Также, как это ни странно, у него никогда не было никакой библиотеки, за исключением нескольких любимых им книг. И в то же время он был одним из образованнейших и начитаннейших людей века. Не случайно в своих стихах он говорил: «Думой века измерил, а жизнь прожить — не сумел»[33].
* * *
Бывало, в дверь квартиры раздается настойчивый стук рукояткой трости. Я уже знаю — это он. И не только это знаю: по характеру стука определяю, с какою новостью. Если стук громкий, нетерпеливый — значит, неприятная новость, если стук негромкий, но довольно настойчивый — значит, приятная новость, а если стук спокойный и ровный — значит, без всяких новостей — побеседовать. И тут же: «Извините, я на минутку». — «Нет уж, я вас не отпущу, раздевайтесь…» И минутка превращалась в часы беседы. Вот и сейчас настойчивый стук. Открываю — входит Б.Н. Он взволнован. В руках его бьется крыльями развернутый лист газеты. «Вы читали? Какое варварство!» — вспыхивая, произносит он. В глубоких глазах его гнев, в голосе возмущение. Он торопливо раздевается, ищет тюбетейку, чтоб прикрыть от простуды голову. «Это надо было предвидеть.

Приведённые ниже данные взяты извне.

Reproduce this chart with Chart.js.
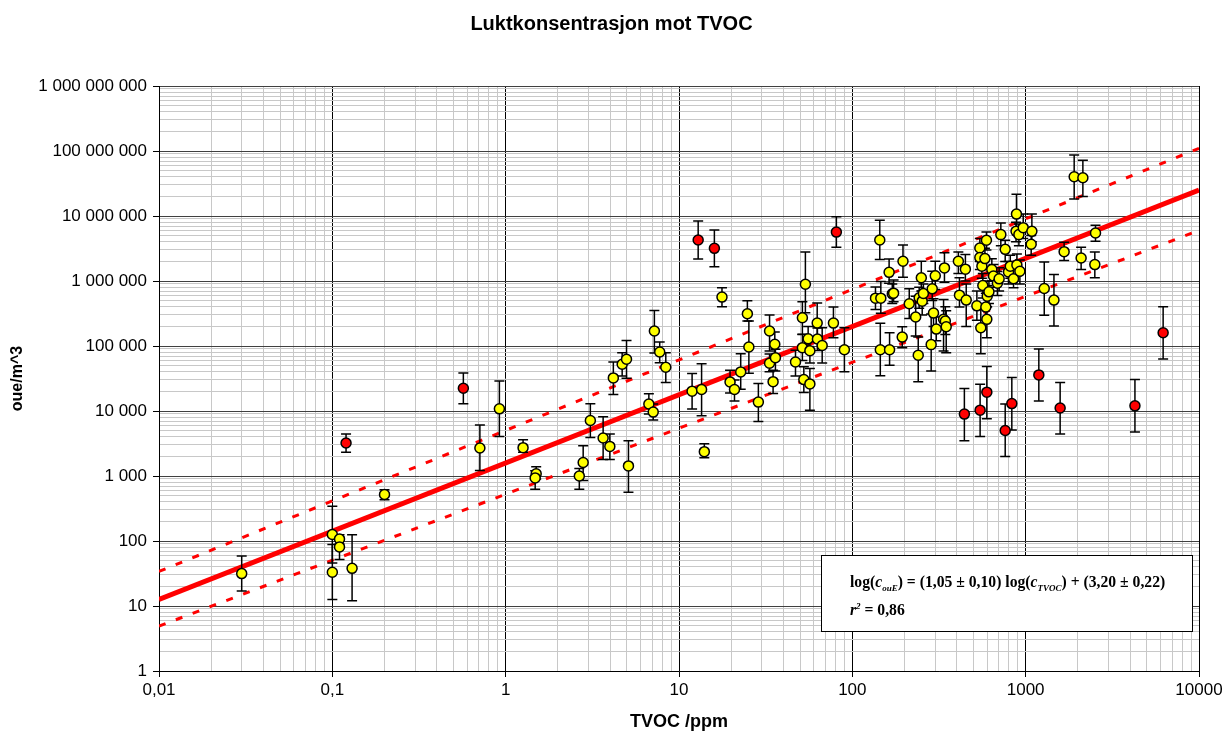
<!DOCTYPE html>
<html>
<head>
<meta charset="utf-8">
<title>Luktkonsentrasjon mot TVOC</title>
<script src="https://cdn.jsdelivr.net/npm/chart.js@4.4.0/dist/chart.umd.min.js"></script>
<style>
  html, body { margin: 0; padding: 0; background: #fff; }
</style>
</head>
<body>
<canvas id="luktChart" width="1223" height="733"></canvas>
<script>
// [TVOC ppm, oue/m^3, error bar low, error bar high]
const yellowPoints = [
  [0.030, 31.5, 17, 59], [0.10, 126, 46, 343], [0.11, 107, 90, 125], [0.11, 81, 52, 114],
  [0.10, 33, 12.6, 88], [0.13, 38, 12, 125], [0.20, 519, 430, 612], [0.71, 2700, 1210, 6080],
  [0.92, 10800, 4060, 29000],
  [1.26, 2730, 2310, 3620], [1.50, 1080, 900, 1390], [1.48, 935, 625, 1200], [2.66, 1000, 625, 1300],
  [2.80, 1610, 850, 2930], [3.08, 7150, 3920, 12900], [3.65, 3840, 1790, 8150], [3.99, 2850, 1800, 4420],
  [4.18, 32300, 17900, 56800], [4.70, 52400, 34700, 78900], [4.98, 62500, 32000, 122000],
  [5.11, 1430, 562, 3490], [6.70, 12800, 9000, 18400], [7.10, 9620, 7250, 12800],
  [7.21, 170000, 78000, 353000], [7.74, 80900, 55400, 115000], [8.39, 47100, 27400, 78900],
  [11.9, 20200, 10700, 37600],
  [13.5, 21400, 8440, 53500], [14.0, 2370, 1910, 3140], [17.7, 565000, 401000, 784000],
  [19.7, 28000, 19000, 42400], [20.9, 21400, 14300, 30000], [22.7, 39900, 21700, 76200],
  [24.8, 313000, 242000, 495000], [25.3, 96600, 38100, 242000], [28.7, 13700, 6900, 26400],
  [33.3, 170000, 83800, 299000], [33.3, 54300, 40000, 75000], [34.9, 28300, 18600, 42400],
  [35.7, 106000, 68000, 164000], [36.0, 66200, 41400, 88900], [47.0, 56800, 34700, 85900],
  [51.5, 272000, 151000, 478000], [51.5, 94200, 60000, 150000], [52.5, 30400, 19200, 48000],
  [53.6, 893000, 324000, 2790000], [55.6, 129000, 80000, 200000], [56.9, 84700, 55000, 130000],
  [56.9, 26100, 10300, 45000], [62.7, 225000, 122000, 457000], [62.9, 128000, 85000, 190000],
  [67.0, 102000, 54800, 191000], [77.8, 225000, 134000, 397000], [90.0, 87700, 40300, 191000],
  [136, 545000, 365000, 811000], [144, 4270000, 2140000, 8570000], [145, 87700, 35000, 223000],
  [146, 545000, 320000, 982000], [163, 1360000, 925000, 2180000], [164, 87700, 50600, 160000],
  [170, 634000, 450000, 900000], [173, 650000, 480000, 1040000], [194, 137000, 94200, 198000],
  [196, 2010000, 1140000, 3580000], [213, 446000, 266000, 757000], [232, 279000, 142000, 584000],
  [240, 72000, 28300, 137000], [243, 551000, 380000, 800000], [250, 1120000, 700000, 2010000],
  [253, 490000, 300000, 700000], [257, 643000, 450000, 900000], [285, 105000, 41400, 310000],
  [289, 757000, 500000, 1410000], [294, 321000, 200000, 531000], [301, 1200000, 741000, 2010000],
  [305, 182000, 120000, 280000], [336, 257000, 83800, 520000], [340, 1590000, 960000, 2730000],
  [344, 242000, 150000, 400000], [348, 198000, 78900, 350000], [409, 2010000, 1300000, 2790000],
  [415, 606000, 397000, 1120000], [449, 1520000, 1000000, 2550000], [454, 508000, 200000, 900000],
  [523, 415000, 250000, 700000], [544, 3220000, 2000000, 4500000], [544, 2290000, 1500000, 3300000],
  [551, 191000, 76200, 387000], [559, 1690000, 1100000, 2500000], [566, 853000, 550000, 1300000],
  [582, 2210000, 1500000, 3200000], [589, 397000, 250000, 650000], [594, 4230000, 3000000, 5660000],
  [597, 257000, 134000, 400000], [600, 584000, 400000, 850000], [614, 681000, 450000, 1000000],
  [638, 1500000, 1000000, 2200000], [652, 1190000, 800000, 1800000], [687, 925000, 600000, 1400000],
  [703, 1080000, 700000, 1600000], [719, 5170000, 3500000, 7780000], [762, 3070000, 2000000, 4230000],
  [796, 1380000, 900000, 2000000], [815, 1690000, 1100000, 2500000], [851, 1080000, 784000, 1500000],
  [880, 5810000, 4000000, 8000000], [885, 10700000, 6500000, 21700000], [890, 1770000, 1200000, 2600000],
  [914, 5170000, 3500000, 7500000], [926, 1410000, 900000, 2100000], [968, 6620000, 4500000, 10700000],
  [1076, 3670000, 2500000, 5000000], [1086, 5810000, 4000000, 10700000], [1280, 768000, 296000, 1960000],
  [1456, 508000, 203000, 1260000], [1667, 2830000, 2060000, 3930000],
  [1905, 40100000, 18200000, 87100000], [2089, 2260000, 1500000, 3300000],
  [2138, 38700000, 20000000, 72000000], [2506, 1790000, 1120000, 2790000],
  [2529, 5470000, 4080000, 7180000]
];

const redPoints = [
  [0.12, 3220, 2310, 4420], [0.57, 22400, 12900, 38500], [12.9, 4270000, 2180000, 8360000],
  [16.0, 3180000, 1650000, 6080000], [80.9, 5660000, 3300000, 9750000], [443, 8960, 3490, 22100],
  [546, 10300, 4060, 25900], [597, 19500, 7590, 48200], [762, 5020, 1990, 12800],
  [832, 13000, 5090, 32700], [1191, 35900, 14300, 89900], [1581, 11100, 4420, 27400],
  [4270, 12000, 4750, 30400], [6210, 160000, 63200, 401000]
];

// log(c_ouE) = (1,05 ± 0,10) log(c_TVOC) + (3,20 ± 0,22)
const fitSlope = 1.05;
const fitIntercept = 3.20;
const fitX = [0.01, 10000];

// dashed band, end points
const bandX = [0.01, 10000];
const bandUpper = [34, 1.1e8];
const bandLower = [4.9, 6.0e6];

const xTickLabels = ['0,01', '0,1', '1', '10', '100', '1000', '10000'];
const yTickLabels = ['1', '10', '100', '1 000', '10 000', '100 000', '1 000 000',
  '10 000 000', '100 000 000', '1 000 000 000'];

const FONT = '"Liberation Sans", Arial, sans-serif';

function isDecade(v) {
  const l = Math.log10(v);
  return Math.abs(l - Math.round(l)) < 1e-9;
}

// 1..9 x 10^n ticks, so every minor grid line is drawn
function logTicks(min, max) {
  const out = [];
  for (let e = Math.round(Math.log10(min)); e < Math.round(Math.log10(max)); e++) {
    for (let m = 1; m < 10; m++) out.push({ value: parseFloat((m * Math.pow(10, e)).toPrecision(10)) });
  }
  out.push({ value: max });
  return out;
}

const toPoints = rows => rows.map(r => ({ x: r[0], y: r[1], lo: r[2], hi: r[3] }));
const linePoints = (xs, ys) => xs.map((x, i) => ({ x: x, y: ys[i] }));
const fitY = fitX.map(x => Math.pow(10, fitIntercept + fitSlope * Math.log10(x)));

const errorBars = {
  id: 'errorBars',
  beforeDatasetDraw(chart, args) {
    const ds = chart.data.datasets[args.index];
    if (!ds.errorBars) return;
    const { ctx } = chart;
    const xs = chart.scales.x, ys = chart.scales.y;
    ctx.save();
    ctx.strokeStyle = '#000';
    ctx.lineWidth = 1.5;
    ds.data.forEach(p => {
      const px = xs.getPixelForValue(p.x);
      const top = ys.getPixelForValue(p.hi);
      const bot = ys.getPixelForValue(p.lo);
      ctx.beginPath();
      ctx.moveTo(px, top); ctx.lineTo(px, bot);
      ctx.moveTo(px - 5, top); ctx.lineTo(px + 5, top);
      ctx.moveTo(px - 5, bot); ctx.lineTo(px + 5, bot);
      ctx.stroke();
    });
    ctx.restore();
  }
};

const fitLabel = {
  id: 'fitLabel',
  afterDraw(chart) {
    const { ctx, chartArea } = chart;
    const bx = chartArea.right - 378, by = chartArea.bottom - 116;
    ctx.save();
    ctx.fillStyle = '#fff';
    ctx.fillRect(bx, by, 371, 76);
    ctx.strokeStyle = '#000';
    ctx.lineWidth = 1;
    ctx.strokeRect(bx + 0.5, by + 0.5, 371, 76);

    const serif = '"Liberation Serif", "Times New Roman", serif';
    const fontFor = (kind, s) => {
      if (kind === 'i') return 'italic bold ' + s + 'px ' + serif;
      if (kind === 's' || kind === 'u') return 'italic bold ' + Math.round(s * 0.6) + 'px ' + serif;
      return 'bold ' + s + 'px ' + serif;
    };
    const line1 = [['log(', 'n'], ['c', 'i'], ['ouE', 's'], [') = (1,05 ± 0,10) log(', 'n'],
      ['c', 'i'], ['TVOC', 's'], [') + (3,20 ± 0,22)', 'n']];
    const line2 = [['r', 'i'], ['2', 'u'], [' = 0,86', 'n']];

    const width = (segs, s) => segs.reduce((w, sg) => {
      ctx.font = fontFor(sg[1], s);
      return w + ctx.measureText(sg[0]).width;
    }, 0);
    const size = 16 * 319 / width(line1, 16);

    const put = (segs, x, y) => {
      ctx.fillStyle = '#000';
      ctx.textBaseline = 'alphabetic';
      segs.forEach(sg => {
        ctx.font = fontFor(sg[1], size);
        let dy = 0;
        if (sg[1] === 's') dy = size * 0.25;
        if (sg[1] === 'u') dy = -size * 0.4;
        ctx.fillText(sg[0], x, y + dy);
        x += ctx.measureText(sg[0]).width;
      });
    };
    put(line1, bx + 29, by + 32);
    put(line2, bx + 29, by + 60);
    ctx.restore();
  }
};

const axisGrid = (majorColor) => ({
  color: c => (c.tick && isDecade(c.tick.value)) ? majorColor : '#c8c8c8',
  tickColor: c => (c.tick && isDecade(c.tick.value)) ? '#000' : 'rgba(0,0,0,0)',
  tickLength: 6,
  lineWidth: 1
});

new Chart(document.getElementById('luktChart'), {
  type: 'scatter',
  data: {
    datasets: [
      {
        label: 'Målinger',
        data: toPoints(yellowPoints),
        errorBars: true,
        pointRadius: 5,
        pointHoverRadius: 5,
        pointBackgroundColor: '#ffff00',
        pointBorderColor: '#000',
        pointBorderWidth: 1.5,
        order: 1
      },
      {
        label: 'Avvikere',
        data: toPoints(redPoints),
        errorBars: true,
        pointRadius: 5,
        pointHoverRadius: 5,
        pointBackgroundColor: '#ff0000',
        pointBorderColor: '#000',
        pointBorderWidth: 1.5,
        order: 2
      },
      {
        label: 'Regresjon',
        data: linePoints(fitX, fitY),
        showLine: true,
        borderColor: '#ff0000',
        borderWidth: 5,
        pointRadius: 0,
        order: 3
      },
      {
        label: 'Øvre',
        data: linePoints(bandX, bandUpper),
        showLine: true,
        borderColor: '#ff0000',
        borderWidth: 3,
        borderDash: [7, 11],
        pointRadius: 0,
        order: 4
      },
      {
        label: 'Nedre',
        data: linePoints(bandX, bandLower),
        showLine: true,
        borderColor: '#ff0000',
        borderWidth: 3,
        borderDash: [7, 11],
        pointRadius: 0,
        order: 4
      }
    ]
  },
  options: {
    responsive: false,
    animation: false,
    // equal side padding keeps the title centred on the canvas
    layout: { padding: { left: 24, right: 24, top: 0, bottom: 0 } },
    plugins: {
      legend: { display: false },
      tooltip: { enabled: false },
      title: {
        display: true,
        text: 'Luktkonsentrasjon mot TVOC',
        color: '#000',
        font: { family: FONT, size: 20, weight: 'bold' },
        padding: { top: 12, bottom: 50 }
      }
    },
    scales: {
      x: {
        type: 'logarithmic',
        min: 0.01,
        max: 10000,
        afterBuildTicks: s => { s.ticks = logTicks(0.01, 10000); },
        afterFit: s => { s.height = 62; s.paddingRight = 0; },
        grid: axisGrid('#000'),
        border: { color: '#000', width: 1 },
        ticks: {
          autoSkip: false,
          maxRotation: 0,
          minRotation: 0,
          padding: 3,
          color: '#000',
          font: { family: FONT, size: 17 },
          callback: v => isDecade(v) ? xTickLabels[Math.round(Math.log10(v)) + 2] : ''
        },
        title: {
          display: true,
          text: 'TVOC /ppm',
          color: '#000',
          font: { family: FONT, size: 18, weight: 'bold' },
          padding: { top: 0, bottom: 0 }
        }
      },
      y: {
        type: 'logarithmic',
        min: 1,
        max: 1e9,
        afterBuildTicks: s => { s.ticks = logTicks(1, 1e9); },
        afterFit: s => { s.width = 135; },
        grid: axisGrid('#404040'),
        border: { color: '#000', width: 1 },
        ticks: {
          autoSkip: false,
          padding: 6,
          color: '#000',
          font: { family: FONT, size: 17 },
          callback: v => isDecade(v) ? yTickLabels[Math.round(Math.log10(v))] : ''
        },
        title: {
          display: true,
          text: 'oue/m^3',
          color: '#000',
          font: { family: FONT, size: 16, weight: 'bold' },
          padding: { top: -16, bottom: 0 }
        }
      }
    }
  },
  plugins: [errorBars, fitLabel]
});
</script>
</body>
</html>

В этом бюргере я всегда чувствовал угрозу культуре», — продолжает он свои возмущения, оставаясь стоять в коридоре. «Да в чем дело, Б<орис> Н<иколаевич>?» Беру его за руку и веду в комнату, и у нас начинается длинная беседа о фашистах в связи с сообщениями в газетах о кострах на берлинских улицах, где студенты сжигали революционные книги и научные мировые труды. Разговор переходит на литературу, на ее роль в борьбе с фашизмом. Б.Н. делится со мною своим замыслом романа «Германия», который он задумал написать еще года два назад, заключил даже договор на этот роман в 1931 году с издательством «Ленинград<ское> т<оварищест>во писателей»[34], но до сего времени не может приступить к работе над ним. Мешает текущая работа: воспоминания, с которыми хочется скорее разделаться, а тут еще непредвиденная работа о Гоголе и т. п. Рассказывает в порядке воспоминаний свои переживания и различные случаи, бывшие с ним в Германии, рисует различные немецкие типы, которые вставали перед ним еще в 1921 году во время его выезда на год в Германию, как прообразы фашизма. Вообще любил рассказывать о Германии.